We begin by observing that for all integers $n,m\ge 1$, the inequality $$A_{n+m}\le A_n\cdot A_m$$ holds. This is because any subset of $\{1,2,\dots ,n+m\}$ avoiding adjacent elements can be formed by taking a subset of $\{1,2,\dots ,n\}$ and a subset of $\{n+1,\dots ,n+m\}$, each with no adjacent elements, and combining them (note that elements from the first part are at least two less than those in the second part, so the union remains valid).
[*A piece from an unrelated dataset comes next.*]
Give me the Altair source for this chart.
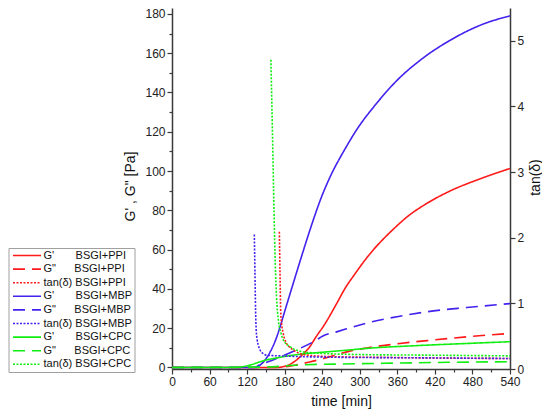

Now consider $B_n$. A subset $X\subseteq \{1,2,\dots ,n\}$ with no two elements differing by $2$ can be partitioned into its odd and even elements: $$X_o=X\cap \{1,3,5,\dots \},X_e=X\cap \{2,4,6,\dots \}.$$ Since no two elements of $X$ may differ by $2$, it follows that both $X_o$ and $X_e$ must avoid consecutive elements within their respective sequences. That is, $X_o$ must avoid adjacent odd integers, and $X_e$ must avoid adjacent even integers.

Hence, $X_o$ is a subset of a set of size $\lfloor n/2\rfloor$ with no adjacent elements, and similarly for $X_e$, of size $\lfloor n/2\rfloor$. Thus, $$B_n=A_{\lfloor n/2\rfloor }\cdot A_{\lfloor n/2\rfloor }.$$ We now estimate $A_{2025}$. Using submultiplicativity, $$A_{2025}<A_{2026}\le A_{506}^2\cdot A_{507}^2=(A_{506}\cdot A_{507}{)}^2=B_{1013}^2.$$ This completes the proof.